Martin Scorsese has for decades been high on the list of people I’d love to hang out with. It would be fun to just talk movies with him—to discuss classic cinema. To go through the Attention Must Be Paid list. I’m pretty sure he’d know a lot of the obscure choices I made and would be interested to hear about the ones he didn’t know. Hell, he could tell me stories about working with a few of them, I’m pretty sure, and his stories must be fantastic. We could talk movies and food and history, and it would be amazing. It would be so much fun.
What I wouldn’t do is ask him about the MCU. I’m an acknowledged fan—no, I still haven’t watched Secret Invasion, and I missed Guardians Volume III in the theatre because babysitting, but other than that, I’ve watched the whole series. I’ve enjoyed pretty much all of it, too. I even enjoyed a lot of the Netflix shows. Being a Marvel fan is part of my identity, like being a Disney fan and a Terry Pratchett fan and a writer and all kinds of other things that build up the person that is Gillian. That is not true for Martin Scorsese, and everyone knows it.

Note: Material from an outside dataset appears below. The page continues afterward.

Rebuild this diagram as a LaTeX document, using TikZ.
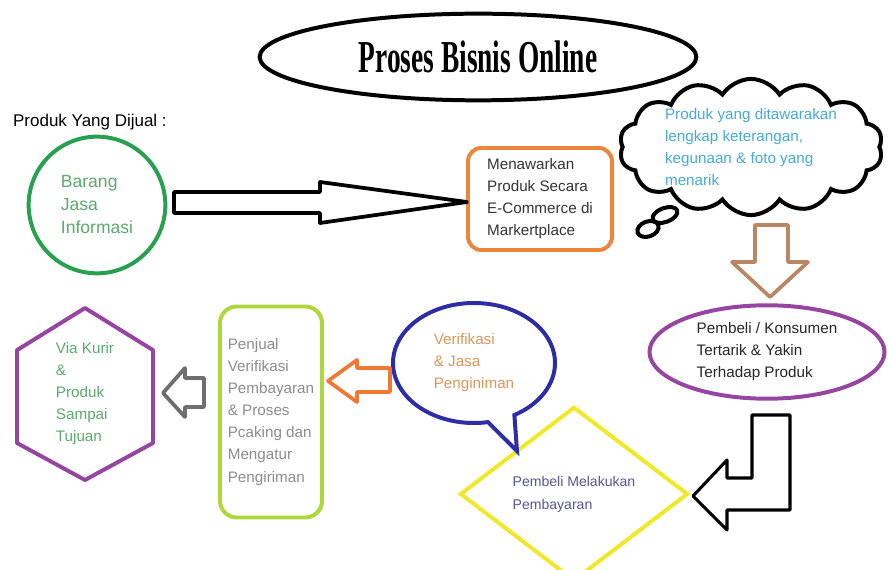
\documentclass[tikz,border=0pt]{standalone}
\usepackage{fontspec}
\setmainfont{Liberation Sans}
\newfontfamily\judulfont{Liberation Serif}
\usepackage{tikz}
\usetikzlibrary{shapes, calc}

\definecolor{hijau}{RGB}{40,160,80}
\definecolor{hijauteks}{RGB}{90,170,110}
\definecolor{oranye}{RGB}{235,135,60}
\definecolor{biruteks}{RGB}{70,170,210}
\definecolor{coklat}{RGB}{185,135,100}
\definecolor{ungu}{RGB}{150,70,160}
\definecolor{kuning}{RGB}{240,232,40}
\definecolor{diamondteks}{RGB}{85,85,150}
\definecolor{biru}{RGB}{45,45,165}
\definecolor{bubbleteks}{RGB}{220,150,90}
\definecolor{oranye2}{RGB}{240,120,50}
\definecolor{lime}{RGB}{175,215,60}
\definecolor{abu}{RGB}{140,140,140}
\definecolor{abu2}{RGB}{110,110,110}

\tikzset{
    teks/.style={align=left, font=\fontsize{13}{18.8}\selectfont},
    garis/.style={line width=3.4pt},
    panah/.style={line width=3.2pt, line join=round},
}

\begin{document}
\begin{tikzpicture}[x=0.03cm, y=-0.03cm]
            \useasboundingbox (0,0) rectangle (888,570);

            % judul
            \node[draw, ellipse, garis, minimum width=13.1cm, minimum height=2.6cm] (judul) at (478,57)
                {\judulfont\fontsize{39}{42}\selectfont\scalebox{0.6}[1]{\bfseries Proses Bisnis Online}};

            \node[anchor=west, font=\fontsize{14.5}{17}\selectfont] (label) at (9,122) {Produk Yang Dijual :};

            % baris atas
            \node[draw=hijau, circle, garis, minimum size=4.1cm, teks, text=hijauteks,
                  font=\fontsize{15}{19.6}\selectfont] (n0) at (97,205) {Barang\\Jasa\\Informasi};
            \node[draw=oranye, rectangle, rounded corners=0.4cm, garis, minimum width=4.32cm,
                  minimum height=3.06cm, teks, text=black!80] (n1) at (540,199)
                {Menawarkan\\Produk Secara\\E-Commerce di\\Markertplace};
            \node[draw, cloud, cloud puffs=14, cloud puff arc=115, cloud ignores aspect, garis, inner sep=0pt,
                  minimum width=7.9cm, minimum height=3.4cm, teks, text=biruteks] (n2) at (751,147)
                {Produk yang ditawarakan\\lengkap keterangan,\\kegunaan \& foto yang\\menarik};
            \node[draw, ellipse, garis, rotate=20, minimum width=0.78cm, minimum height=0.42cm] (b1) at (665,215) {};
            \node[draw, ellipse, garis, rotate=20, minimum width=0.66cm, minimum height=0.45cm] (b2) at (648,229) {};

            % baris bawah
            \node[draw=ungu, ellipse, garis, minimum width=7.05cm, minimum height=2.67cm, teks,
                  text=black!85] (n3) at (767,352) {Pembeli / Konsumen\\Tertarik \& Yakin\\Terhadap Produk};
            \node[draw=kuning, diamond, garis, minimum width=6.84cm, minimum height=4.62cm, teks,
                  font=\fontsize{12}{19.6}\selectfont, text=diamondteks] (n4) at (574,494)
                {Pembeli Melakukan\\Pembayaran};
            \coordinate (ekor) at (517,451);
            \node[draw=biru, ellipse callout, callout absolute pointer={(ekor)}, callout pointer arc=20,
                  garis, minimum width=4.86cm, minimum height=3.6cm, teks, text=bubbleteks] (n5) at (474,363)
                {Verifikasi\\\& Jasa\\Penginiman};
            \node[draw=lime, rectangle, rounded corners=0.5cm, garis, minimum width=3.06cm,
                  minimum height=6.33cm, teks, text=abu] (n6) at (271,412)
                {Penjual\\Verifikasi\\Pembayaran\\\& Proses\\Pcaking dan\\Mengatur\\Pengiriman};
            \node[outer sep=0, minimum width=4.08cm, minimum height=5.16cm, teks, text=hijauteks] (n7) at (85,394)
                {Via Kurir\\\&\\Produk\\Sampai\\Tujuan};
            \draw[draw=ungu, garis, line join=round] (n7.north)
                -- ($(n7.north east)!0.245!(n7.south east)$)
                -- ($(n7.north east)!0.785!(n7.south east)$)
                -- (n7.south)
                -- ($(n7.north west)!0.785!(n7.south west)$)
                -- ($(n7.north west)!0.245!(n7.south west)$) -- cycle;

            % panah-panah
            \draw[panah] (174,192) -- (320,192) -- (320,182) -- (467,202) -- (320,223) -- (320,213) -- (174,213) -- cycle;
            \draw[panah, draw=coklat] (755,225) -- (788,225) -- (788,262) -- (808,262) -- (770,297)
                -- (732,262) -- (755,262) -- cycle;
            \draw[panah, line width=2.6pt] (752,415) -- (790,415) -- (790,510) -- (727,510) -- (727,530)
                -- (693,496) -- (727,460) -- (727,478) -- (752,478) -- cycle;
            \draw[panah, draw=oranye2] (390,368) -- (357,368) -- (357,360) -- (328,381) -- (357,402)
                -- (357,392) -- (390,392) -- cycle;
            \draw[panah, draw=abu2] (204,378) -- (185,378) -- (185,368) -- (163,393) -- (185,417)
                -- (185,407) -- (204,407) -- cycle;
    	\end{tikzpicture}
\end{document}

They’re asking him for clicks, but does it get clicks anymore? Is there literally anyone who reacts to whatever it is he said with shock and horror and checks out the article just because of Marty’s annoyance at the prevalence of the MCU? Because it’s not like this is news. Now, you could ask him intelligently about the studios’ leaning on tentpole movies and known IP rather than being willing to release midbudget movies and adult dramas and things, and that’s a real question. But you can do that without naming a single real IP. Because it’s not the fault of a single IP except inasmuch as the studios seem incapable of taking the right lesson from a movie’s success.
Heck, I’d be a lot more interested in knowing what he thinks of the success of Barbie and the fact that the lesson learned there seems to be “Mattel Cinematic Universe.” Which is of course the right lesson. As is the “Barbenheimer” thing—amused as I am at the idea of Saw Patrol, you can’t force something like that and it has to arise organically from the public. That’s a conversation about current film that is arguably clickbait but also much more interesting, and it’s something you wouldn’t be able to get from fifteen other articles.
Oh, there are all kinds of other silly things I’d like to ask him, many of them stemming from inside jokes. I’d like to ask him if he thought Free Guy had saved cinema, and while I’d have to explain the question, those of you who get the joke can picture how hard he’d laugh once it was explained. I’d like to ask him what he thinks about the background art in Sleeping Beauty and if he admires it as much as I do. I’d like to ask his opinion on a marinara recipe I’ve written for a cookbook—and what he thought about Cop Rock. I could have a fascinating conversation with him without ever bringing up the MCU, and if you’re going to read an article about Martin Scorsese, you already know what he’d say to that question anyway.